In assoluto comunque la solidità dei rapporti tra i due Paesi è confermata da un dialogo politico proficuo culminato con la riapertura dell’Ambasciata Italiana a Santo Domingo nel febbraio del 2017 e da una collaborazione molto intensa soprattutto nel settore dell’energia e delle risorse idriche ma anche in materia di sicurezza e di contrasto alla criminalità organizzata, come sottolinato dall’ex ministro degli Affari Esteri e della Cooperazione Internazionale, Angelino Alfano, nel recente incontro (4 maggio 2018, ndr) con il ministro degli Esteri della Repubblica Dominicana, Miguel Octavio Vargas Maldonado.

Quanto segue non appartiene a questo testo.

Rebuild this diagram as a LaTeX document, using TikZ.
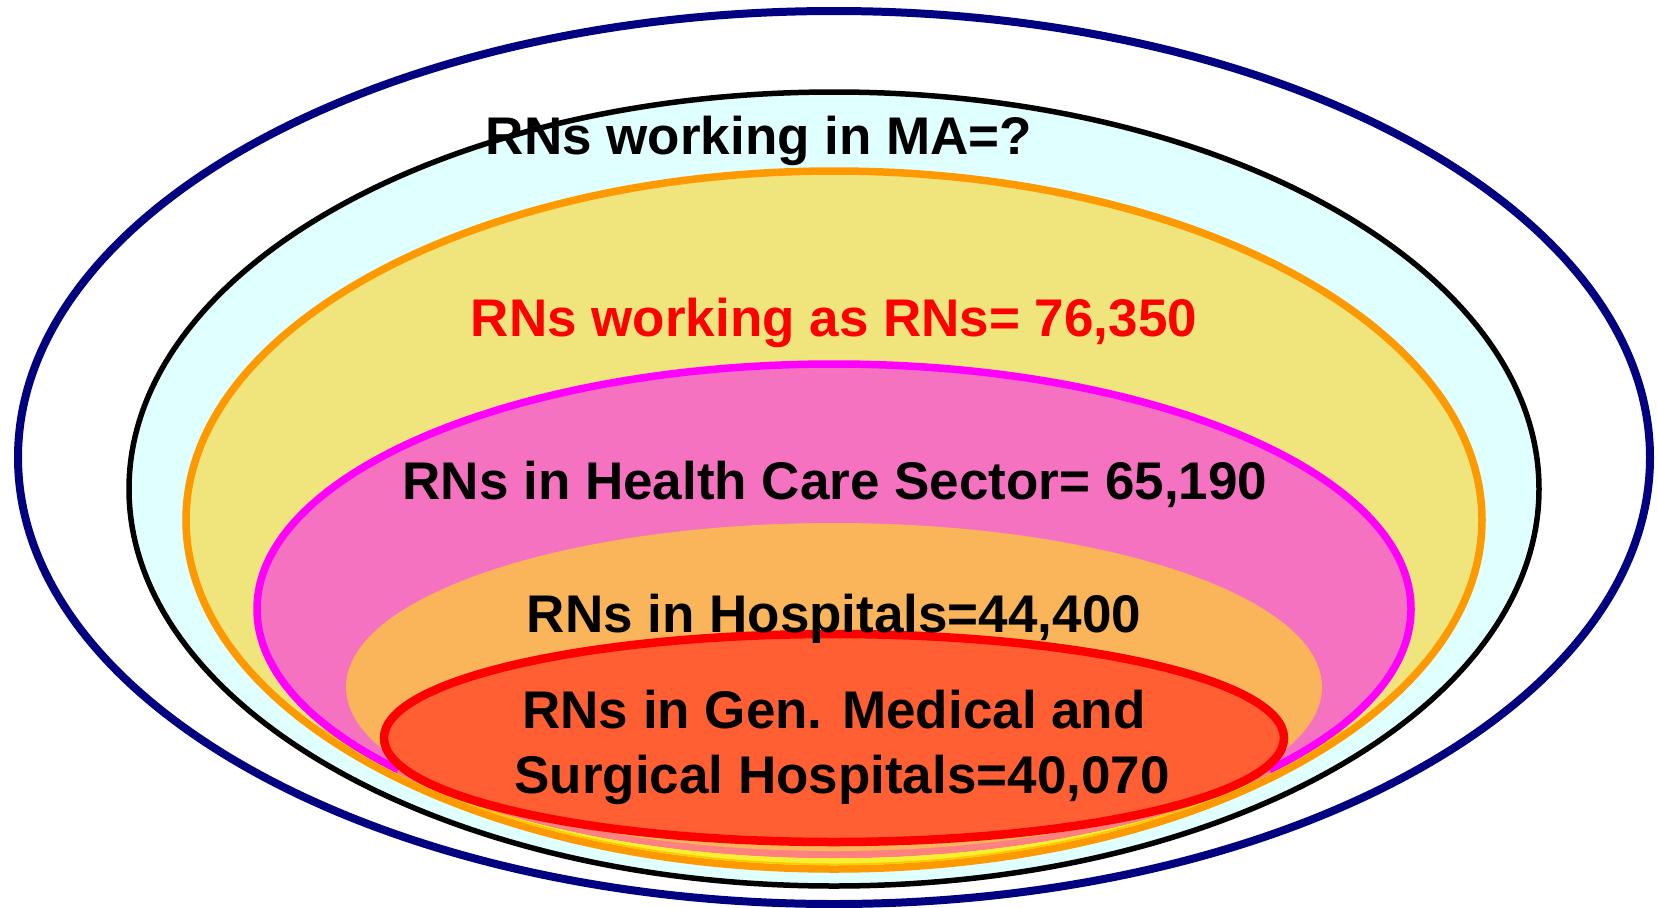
\documentclass[tikz,border=0pt]{standalone}
\usepackage{fontspec}
\setmainfont{Liberation Sans}
\definecolor{navyc}{HTML}{000080}
\definecolor{cyanfill}{HTML}{E0FFFF}
\definecolor{orangec}{HTML}{FF9900}
\definecolor{khakifill}{HTML}{F0E47C}
\definecolor{magc}{HTML}{FF00FF}
\definecolor{pinkfill}{HTML}{F472C0}
\definecolor{lorange}{HTML}{FAB55B}
\definecolor{salmonc}{HTML}{FF8080}
\definecolor{yellowc}{HTML}{F5F032}
\definecolor{goldc}{HTML}{FFC800}
\definecolor{redfill}{HTML}{FF5F32}
\definecolor{redc}{HTML}{FF0000}
\begin{document}
\begin{tikzpicture}[x=1pt,y=-1pt,
  lbl/.style={font=\fontsize{53pt}{65pt}\selectfont\bfseries, inner sep=0pt, anchor=base, align=center}]
\useasboundingbox (0,0) rectangle (1658,908);
\fill[white] (0,0) rectangle (1658,908);
% outer: RNs in MA
\draw[navyc, line width=8pt, fill=white] (834,457.5) ellipse [x radius=816pt, y radius=446.5pt];
% RNs working in MA
\draw[black, line width=5.5pt, fill=cyanfill] (834,489) ellipse [x radius=705pt, y radius=397pt];
% RNs working as RNs
\draw[orangec, line width=7.5pt, fill=khakifill] (834,520) ellipse [x radius=648pt, y radius=349pt];
\begin{scope}
  \clip (834,520) ellipse [x radius=644.25pt, y radius=345.25pt];
  \draw[yellowc, line width=25pt] (834,520) ++(218:648pt and 349pt) arc [start angle=218, end angle=322, x radius=648pt, y radius=349pt];
  \draw[goldc, line width=11pt] (834,520) ++(218:648pt and 349pt) arc [start angle=218, end angle=322, x radius=648pt, y radius=349pt];
\end{scope}
% health care sector
\draw[magc, line width=7.5pt, fill=pinkfill] (834,609) ellipse [x radius=577pt, y radius=245pt];
\draw[salmonc, line width=8pt] (834,609) ++(221:577pt and 245pt) arc [start angle=221, end angle=319, x radius=577pt, y radius=245pt];
% hospitals
\fill[lorange] (834,687) ellipse [x radius=488pt, y radius=164pt];
% general medical and surgical hospitals
\draw[redc, line width=8.5pt, fill=redfill] (834,738) ellipse [x radius=450pt, y radius=104pt];
% labels
\node[lbl] (ma) at (759,154) {RNs working in MA=?};
\node[lbl, text=redc] (asrn) at (834,336) {RNs working as RNs= 76,350};
\node[lbl] (hcs) at (835,499) {RNs in Health Care Sector= 65,190};
\node[lbl] (hosp) at (834,632) {RNs in Hospitals=44,400};
\node[lbl] (gms) at (834,793) {RNs in Gen. Medical and\\\hspace*{16pt}Surgical Hospitals=40,070};
\end{tikzpicture}
\end{document}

In conclusione quindi investire sul piccolo Paese centroamericano può rivelarsi davvero un’ottima idea per le PMI italiane soprattutto perché nonostante permanga un’ampia fetta della popolazione (circa il 30%) che vive al di sotto della soglia di povertà sono presenti sacche di consistente ricchezza che possono permettersi ed apprezzano le nostre pruduzioni premium.